En décembre 2019, l’ensemble des États Méditerranéens réunis sous l’égide de la Convention de Barcelone (programme des Nations Unies contre la pollution marine) a acté le principe d’une zone SECA couvrant toute la Méditerranée, de Gibraltar à Suez.

Et surtout, depuis le 1er janvier 2020, tous les navires dans le monde doivent utiliser un fioul à basse teneur en soufre (plafond de 0,5% au lieu de 3,5% maximum aujourd’hui, pour une moyenne de 1%). C’est le résultat de négociations au niveau d’Organisation Maritime Internationale engagées depuis dix ans.

Voir cet article des Echos, 27 décembre 2019

Publier le résultat des contrôles de fumées des navires

Encore faut-il que cette réglementation soit contrôlée et respectée. En France, c’est le rôle de l’administration des affaires maritimes. En zone SECA (dans la Manche pour la France), des inspections environnementales sont réalisées par les agents des affaires maritimes pour vérifier que tous les navires utilisent un combustible conforme ne contenant pas plus de 0,1% de soufre, ou bien que le système d’épuration des fumées fonctionne correctement.

L’utilité d’une municipalité sensible à l’environnement serait de faire pression sur l’État pour publier ces contrôles, mais aussi aider les recours en justice en cas de non respect de la réglementation.

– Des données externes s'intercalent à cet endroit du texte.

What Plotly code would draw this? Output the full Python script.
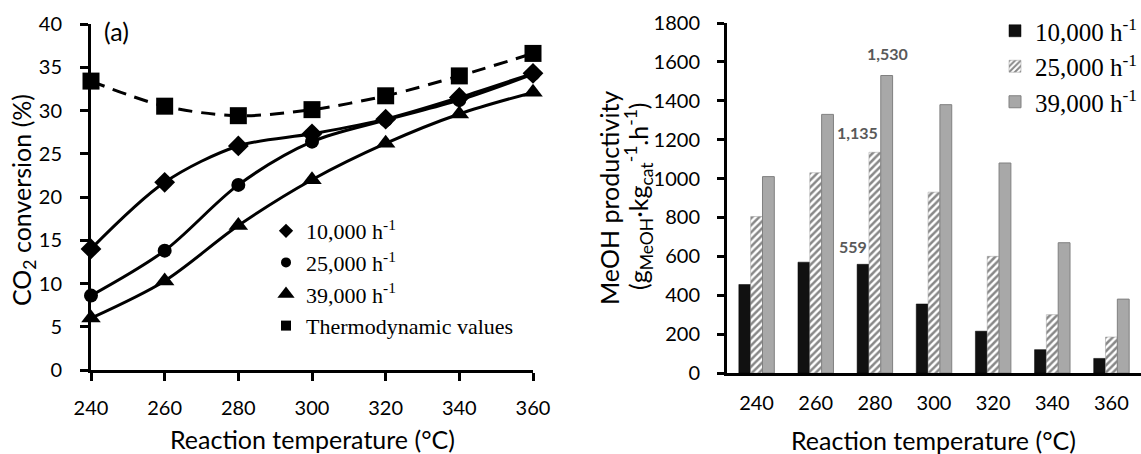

Investir dans un port de l’excellence environnementale

Intervention au débat organisé par Marsactu sur la pollution de l’air le 24 octobre 2019

Il ne suffit évidemment pas d’en rester là. Dans les années à venir, le port de Marseille devra s’équiper pour le branchement électrique des navires, la production d’énergies renouvelables (alimenter des géants des mers, ce n’est pas très économe en centrales nucléaires), le ravitaillement en Gaz Naturel Liquéfié (GNL), mais aussi offrir de nouveaux services environnementaux, créateurs d’emplois : Exemple, le traitement des eaux et des déchets en circuit fermé pour éviter que ce qui n’est pas rejeté dans l’air grâce à des filtres à fumée (scrubbers) ne soit rejeté… en mer !

Malgré ces avancées, nous restons loin d’un « écotourisme »

Malgré toutes ces avancées possibles, à confirmer et à mesurer, ne parlons pas « d’écotourisme » en matière de gros paquebots, comme je l’ai déjà lu sur des communications de ce secteur d’activité. Par nature, le gigantisme de ces navires, leur consommations d’énergie et leur production de déchets ne peut pas les faire entrer dans cette catégorie, de même que les escales rapides de passage, où les touristes ne voient que des décors de cartes postales et dépensent finalement très peu sur place. On ne peut qu’appeler de nos vœux moins de gigantisme et un tourisme plus écoresponsable à condition que cet adjectif ne soit pas détourné de son sens. Cela dépend aussi des capacités de notre Ville à proposer des parcours et des activités authentiques et attractives, dont les retombées profitent à tous, sans détériorer notre patrimoine ou notre environnement.